O documento será, portanto, dividido em seis capítulos com os temas: “Definindo o cenário”; “A importância dos serviços ecossistêmicos para a qualidade de vida”; “Status e tendências da biodiversidade e funções dos ecossistemas que dão suporte aos serviços ecossistêmicos”; “Vetores diretos e indiretos de mudanças nos serviços ecossistêmicos, considerando os diversos contextos socioculturais da qualidade de vida”; “Análise integrada das diferentes escalas das interações entre o mundo natural e a sociedade humana”; “Opções de governança e arranjos institucionais para a tomada de decisão em diferentes escalas e setores, tanto públicos como privados, incluindo as lições aprendidas”.

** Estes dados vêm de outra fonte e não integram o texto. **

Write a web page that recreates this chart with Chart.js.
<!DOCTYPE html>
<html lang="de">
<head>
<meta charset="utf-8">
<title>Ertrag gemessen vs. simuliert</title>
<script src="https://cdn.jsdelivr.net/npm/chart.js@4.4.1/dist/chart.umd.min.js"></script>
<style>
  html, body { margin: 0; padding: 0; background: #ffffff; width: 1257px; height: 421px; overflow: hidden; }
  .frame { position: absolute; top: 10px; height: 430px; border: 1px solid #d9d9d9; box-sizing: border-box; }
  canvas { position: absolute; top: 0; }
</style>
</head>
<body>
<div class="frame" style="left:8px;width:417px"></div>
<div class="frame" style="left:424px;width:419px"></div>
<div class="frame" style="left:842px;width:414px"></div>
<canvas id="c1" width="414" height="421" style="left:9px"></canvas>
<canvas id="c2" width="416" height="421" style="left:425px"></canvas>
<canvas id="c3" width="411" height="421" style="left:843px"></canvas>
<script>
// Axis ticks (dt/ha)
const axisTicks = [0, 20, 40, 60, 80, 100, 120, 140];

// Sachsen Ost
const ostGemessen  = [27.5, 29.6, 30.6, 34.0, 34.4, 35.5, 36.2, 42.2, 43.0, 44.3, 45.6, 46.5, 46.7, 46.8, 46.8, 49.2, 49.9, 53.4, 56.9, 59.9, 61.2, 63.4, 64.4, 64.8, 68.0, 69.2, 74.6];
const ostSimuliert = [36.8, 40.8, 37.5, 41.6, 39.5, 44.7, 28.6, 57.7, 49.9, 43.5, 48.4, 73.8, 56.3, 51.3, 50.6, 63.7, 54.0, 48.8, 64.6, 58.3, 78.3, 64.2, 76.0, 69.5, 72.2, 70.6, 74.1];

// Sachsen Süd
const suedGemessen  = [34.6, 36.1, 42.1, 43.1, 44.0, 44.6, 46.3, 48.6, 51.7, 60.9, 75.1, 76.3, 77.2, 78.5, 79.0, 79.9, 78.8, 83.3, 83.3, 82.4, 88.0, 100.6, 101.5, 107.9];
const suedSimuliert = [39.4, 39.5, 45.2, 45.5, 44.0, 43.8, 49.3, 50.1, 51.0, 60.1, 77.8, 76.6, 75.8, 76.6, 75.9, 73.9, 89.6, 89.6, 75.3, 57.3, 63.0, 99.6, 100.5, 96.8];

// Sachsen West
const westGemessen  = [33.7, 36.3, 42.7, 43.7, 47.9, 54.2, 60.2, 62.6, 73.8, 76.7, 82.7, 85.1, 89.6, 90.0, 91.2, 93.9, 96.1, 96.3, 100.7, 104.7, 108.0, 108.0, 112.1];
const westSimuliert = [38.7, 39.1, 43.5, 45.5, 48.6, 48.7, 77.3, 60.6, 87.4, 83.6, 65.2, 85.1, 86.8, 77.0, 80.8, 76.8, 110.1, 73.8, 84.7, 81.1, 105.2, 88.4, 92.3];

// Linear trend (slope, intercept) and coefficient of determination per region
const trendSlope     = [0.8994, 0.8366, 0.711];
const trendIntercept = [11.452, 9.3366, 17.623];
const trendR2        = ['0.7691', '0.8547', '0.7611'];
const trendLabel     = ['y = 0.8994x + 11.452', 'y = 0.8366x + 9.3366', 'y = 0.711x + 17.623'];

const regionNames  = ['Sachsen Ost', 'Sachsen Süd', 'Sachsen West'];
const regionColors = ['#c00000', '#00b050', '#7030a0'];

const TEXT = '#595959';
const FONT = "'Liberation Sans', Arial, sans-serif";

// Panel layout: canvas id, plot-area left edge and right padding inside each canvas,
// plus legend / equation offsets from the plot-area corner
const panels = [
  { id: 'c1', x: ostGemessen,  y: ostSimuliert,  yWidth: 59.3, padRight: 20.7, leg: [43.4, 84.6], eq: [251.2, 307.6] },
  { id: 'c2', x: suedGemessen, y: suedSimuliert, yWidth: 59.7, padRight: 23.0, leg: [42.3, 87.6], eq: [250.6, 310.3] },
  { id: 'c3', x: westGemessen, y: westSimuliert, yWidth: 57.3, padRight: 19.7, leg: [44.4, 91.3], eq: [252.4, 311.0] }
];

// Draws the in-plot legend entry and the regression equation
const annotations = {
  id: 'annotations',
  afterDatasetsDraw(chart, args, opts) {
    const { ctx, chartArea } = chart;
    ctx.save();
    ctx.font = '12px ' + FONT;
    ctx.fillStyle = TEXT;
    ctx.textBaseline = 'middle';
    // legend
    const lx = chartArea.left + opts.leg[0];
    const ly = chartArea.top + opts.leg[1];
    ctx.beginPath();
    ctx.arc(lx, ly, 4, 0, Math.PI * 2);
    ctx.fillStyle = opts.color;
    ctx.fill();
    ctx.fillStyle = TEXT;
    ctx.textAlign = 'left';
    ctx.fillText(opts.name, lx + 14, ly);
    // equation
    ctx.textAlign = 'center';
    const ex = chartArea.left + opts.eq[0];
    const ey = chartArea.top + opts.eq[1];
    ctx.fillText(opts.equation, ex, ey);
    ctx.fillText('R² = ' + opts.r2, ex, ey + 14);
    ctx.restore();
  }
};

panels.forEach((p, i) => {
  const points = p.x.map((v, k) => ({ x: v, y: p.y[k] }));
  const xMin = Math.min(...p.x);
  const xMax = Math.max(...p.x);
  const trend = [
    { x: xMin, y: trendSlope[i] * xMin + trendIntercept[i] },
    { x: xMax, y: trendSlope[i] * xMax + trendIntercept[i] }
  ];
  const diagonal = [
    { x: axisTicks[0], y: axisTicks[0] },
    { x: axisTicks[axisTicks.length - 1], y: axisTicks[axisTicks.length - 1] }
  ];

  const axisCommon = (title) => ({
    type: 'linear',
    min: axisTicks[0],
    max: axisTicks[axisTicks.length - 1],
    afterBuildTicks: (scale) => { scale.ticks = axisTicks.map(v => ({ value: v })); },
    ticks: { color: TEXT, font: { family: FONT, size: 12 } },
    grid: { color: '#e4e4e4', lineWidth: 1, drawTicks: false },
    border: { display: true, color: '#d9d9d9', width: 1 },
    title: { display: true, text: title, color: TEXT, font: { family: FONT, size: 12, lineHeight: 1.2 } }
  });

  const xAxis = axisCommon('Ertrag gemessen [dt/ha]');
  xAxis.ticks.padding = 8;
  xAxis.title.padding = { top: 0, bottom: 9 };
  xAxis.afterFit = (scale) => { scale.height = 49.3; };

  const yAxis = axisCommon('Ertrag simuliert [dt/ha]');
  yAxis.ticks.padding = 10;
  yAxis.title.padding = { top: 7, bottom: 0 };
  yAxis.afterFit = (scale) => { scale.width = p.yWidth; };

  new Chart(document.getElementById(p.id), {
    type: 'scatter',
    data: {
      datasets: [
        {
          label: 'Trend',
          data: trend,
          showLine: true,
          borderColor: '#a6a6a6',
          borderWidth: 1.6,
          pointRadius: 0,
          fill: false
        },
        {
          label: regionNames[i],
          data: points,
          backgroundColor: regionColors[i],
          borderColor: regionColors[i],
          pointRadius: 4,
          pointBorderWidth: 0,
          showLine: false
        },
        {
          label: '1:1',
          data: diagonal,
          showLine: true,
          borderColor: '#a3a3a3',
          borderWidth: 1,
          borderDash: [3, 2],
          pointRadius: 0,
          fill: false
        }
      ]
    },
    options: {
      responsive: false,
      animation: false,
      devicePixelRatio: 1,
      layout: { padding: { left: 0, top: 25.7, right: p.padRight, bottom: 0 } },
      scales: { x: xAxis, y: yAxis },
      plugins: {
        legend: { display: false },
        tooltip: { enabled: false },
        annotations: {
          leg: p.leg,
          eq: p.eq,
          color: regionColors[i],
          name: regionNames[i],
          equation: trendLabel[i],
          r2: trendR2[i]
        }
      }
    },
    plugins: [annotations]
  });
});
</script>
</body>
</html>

“Esperamos mostrar as melhores formas de lidar com os recursos naturais e colocar a conservação da biodiversidade e dos serviços ecossistêmicos como preocupação central no processo de desenvolvimento do Brasil. Gostaríamos que esse componente – atualmente chamado de política ambiental – fosse parte de uma política maior de desenvolvimento e não seja mais percebido como uma espécie de apêndice”, disse Scarano.

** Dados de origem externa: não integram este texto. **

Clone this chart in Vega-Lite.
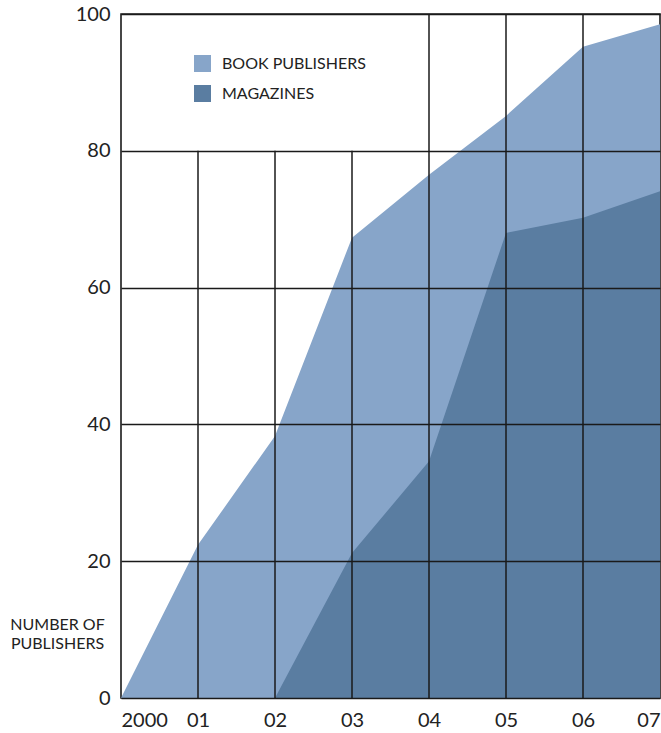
{
  "$schema": "https://vega.github.io/schema/vega-lite/v6.json",
  "autosize": "none",
  "padding": {"left": 121, "top": 14, "right": 1, "bottom": 35},
  "width": 539,
  "height": 684,
  "background": "white",
  "config": {
    "font": "Lato",
    "view": {"stroke": "#1a1a1a", "strokeWidth": 1.6},
    "axis": {"labelFont": "Lato", "titleFont": "Lato"}
  },
  "datasets": {
    "series": [
      {"year": 2000, "series": "BOOK PUBLISHERS", "value": 0},
      {"year": 2001, "series": "BOOK PUBLISHERS", "value": 22.4},
      {"year": 2002, "series": "BOOK PUBLISHERS", "value": 38.3},
      {"year": 2003, "series": "BOOK PUBLISHERS", "value": 67.3},
      {"year": 2004, "series": "BOOK PUBLISHERS", "value": 76.5},
      {"year": 2005, "series": "BOOK PUBLISHERS", "value": 85.1},
      {"year": 2006, "series": "BOOK PUBLISHERS", "value": 95.2},
      {"year": 2007, "series": "BOOK PUBLISHERS", "value": 98.5},
      {"year": 2002, "series": "MAGAZINES", "value": 0},
      {"year": 2003, "series": "MAGAZINES", "value": 21.2},
      {"year": 2004, "series": "MAGAZINES", "value": 34.6},
      {"year": 2005, "series": "MAGAZINES", "value": 68.0},
      {"year": 2006, "series": "MAGAZINES", "value": 70.2},
      {"year": 2007, "series": "MAGAZINES", "value": 74.1}
    ],
    "vlines": [
      {"year": 2001, "top": 80},
      {"year": 2002, "top": 80},
      {"year": 2003, "top": 80},
      {"year": 2004, "top": 100},
      {"year": 2005, "top": 100},
      {"year": 2006, "top": 100}
    ]
  },
  "layer": [
    {
      "data": {"name": "series"},
      "transform": [{"filter": "datum.series == 'BOOK PUBLISHERS'"}],
      "mark": {"type": "area", "opacity": 1},
      "encoding": {
        "x": {
          "field": "year", "type": "quantitative",
          "scale": {"domain": [2000, 2007], "nice": false, "zero": false},
          "axis": {
            "values": [2000, 2001, 2002, 2003, 2004, 2005, 2006, 2007],
            "labelExpr": "datum.value == 2000 ? '2000' : '0' + (datum.value - 2000)",
            "labelFlush": true, "labelFontSize": 20, "labelColor": "#222",
            "labelPadding": 12, "ticks": false, "domain": false, "grid": false,
            "title": null
          }
        },
        "y": {
          "field": "value", "type": "quantitative", "stack": null,
          "scale": {"domain": [0, 100], "nice": false},
          "axis": {
            "values": [0, 20, 40, 60, 80, 100],
            "labelFontSize": 20, "labelColor": "#222", "labelPadding": 11,
            "ticks": false, "domain": false,
            "grid": true, "gridColor": "#1a1a1a", "gridWidth": 1.5, "gridOpacity": 1,
            "zindex": 1,
            "title": ["NUMBER OF", "PUBLISHERS"],
            "titleAngle": 0, "titleAlign": "center", "titleBaseline": "top",
            "titleFontSize": 16, "titleFontWeight": "normal", "titleColor": "#222",
            "titleX": -64, "titleY": 602, "titleLineHeight": 19
          }
        },
        "color": {
          "field": "series", "type": "nominal",
          "scale": {"domain": ["BOOK PUBLISHERS", "MAGAZINES"], "range": ["#87a5c9", "#5a7da1"]},
          "legend": {
            "orient": "none", "legendX": 73, "legendY": 41, "title": null,
            "symbolType": "square", "symbolSize": 289, "symbolStrokeWidth": 0,
            "symbolOpacity": 1, "labelFontSize": 16, "labelColor": "#222",
            "labelOffset": 11, "rowPadding": 13
          }
        }
      }
    },
    {
      "data": {"name": "series"},
      "transform": [{"filter": "datum.series == 'MAGAZINES'"}],
      "mark": {"type": "area", "opacity": 1},
      "encoding": {
        "x": {"field": "year", "type": "quantitative"},
        "y": {"field": "value", "type": "quantitative", "stack": null},
        "color": {"field": "series", "type": "nominal"}
      }
    },
    {
      "data": {"name": "vlines"},
      "mark": {"type": "rule", "color": "#1a1a1a", "strokeWidth": 1.5},
      "encoding": {
        "x": {"field": "year", "type": "quantitative"},
        "y": {"field": "top", "type": "quantitative"},
        "y2": {"datum": 0}
      }
    }
  ]
}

Ainda segundo o diretor da FBDS, o grupo não pretende esperar a conclusão do diagnóstico em 2018 para iniciar o diálogo com os setores político, privado, terceiro setor e a academia. “Queremos começar já e por isso vamos lançar esse informe técnico em março”, disse.

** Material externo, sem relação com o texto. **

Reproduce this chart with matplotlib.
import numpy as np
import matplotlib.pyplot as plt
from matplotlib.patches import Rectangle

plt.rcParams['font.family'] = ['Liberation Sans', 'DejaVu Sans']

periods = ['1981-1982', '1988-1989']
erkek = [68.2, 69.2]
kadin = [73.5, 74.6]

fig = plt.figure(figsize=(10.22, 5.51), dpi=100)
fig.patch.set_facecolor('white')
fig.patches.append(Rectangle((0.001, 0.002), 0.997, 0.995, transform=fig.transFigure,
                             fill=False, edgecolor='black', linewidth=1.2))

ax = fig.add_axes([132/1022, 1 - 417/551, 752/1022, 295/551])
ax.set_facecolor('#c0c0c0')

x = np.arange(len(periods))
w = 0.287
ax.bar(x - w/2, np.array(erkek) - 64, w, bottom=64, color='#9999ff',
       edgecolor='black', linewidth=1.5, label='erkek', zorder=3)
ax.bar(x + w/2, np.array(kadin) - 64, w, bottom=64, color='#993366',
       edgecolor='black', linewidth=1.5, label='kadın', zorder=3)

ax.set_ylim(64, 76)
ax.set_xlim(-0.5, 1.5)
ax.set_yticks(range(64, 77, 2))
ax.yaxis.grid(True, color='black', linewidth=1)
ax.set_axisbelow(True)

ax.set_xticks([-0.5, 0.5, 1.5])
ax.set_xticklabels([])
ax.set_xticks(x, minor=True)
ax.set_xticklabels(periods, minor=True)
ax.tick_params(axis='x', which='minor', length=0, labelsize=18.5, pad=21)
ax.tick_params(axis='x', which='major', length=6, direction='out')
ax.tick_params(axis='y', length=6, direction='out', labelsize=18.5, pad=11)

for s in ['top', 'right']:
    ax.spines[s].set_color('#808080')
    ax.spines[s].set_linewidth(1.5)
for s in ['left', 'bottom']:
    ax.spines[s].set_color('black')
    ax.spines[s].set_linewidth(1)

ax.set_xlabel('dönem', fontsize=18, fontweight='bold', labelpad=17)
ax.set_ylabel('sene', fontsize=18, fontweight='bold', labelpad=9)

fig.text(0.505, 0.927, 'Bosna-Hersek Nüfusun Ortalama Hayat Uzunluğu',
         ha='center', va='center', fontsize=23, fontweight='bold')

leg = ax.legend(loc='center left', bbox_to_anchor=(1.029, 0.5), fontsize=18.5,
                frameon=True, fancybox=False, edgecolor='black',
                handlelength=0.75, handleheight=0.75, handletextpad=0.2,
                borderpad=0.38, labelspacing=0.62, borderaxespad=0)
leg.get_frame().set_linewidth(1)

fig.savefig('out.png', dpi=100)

De acordo com Joly, o diagnóstico brasileiro deverá dialogar não só com a Política Nacional de Biodiversidade, mas também com as políticas de mudanças climáticas, de desenvolvimento sustentável dos povos e comunidades tradicionais, de recursos hídricos, de cidades sustentáveis, e contribuir para a mudança do modelo de desenvolvimento do país.
“Deverá ter como parâmetro as Metas de Aichi para a Biodiversidade da Convenção sobre a Diversidade Biológica (disponível em portaldabiodiversidade.sp.gov.br/2013/12/13/plano-de-acao-de-sao-paulo-implementacao-das-metas-de-aichi/), cujo prazo é 2020, e os Objetivos de Desenvolvimento Sustentável aprovados recentemente pela ONU (17 grandes metas que guiarão os próximos 15 anos na luta global contra a pobreza e as desigualdades, em substituição aos Objetivos do Milênio), com prazo até 2030”, contou Joly.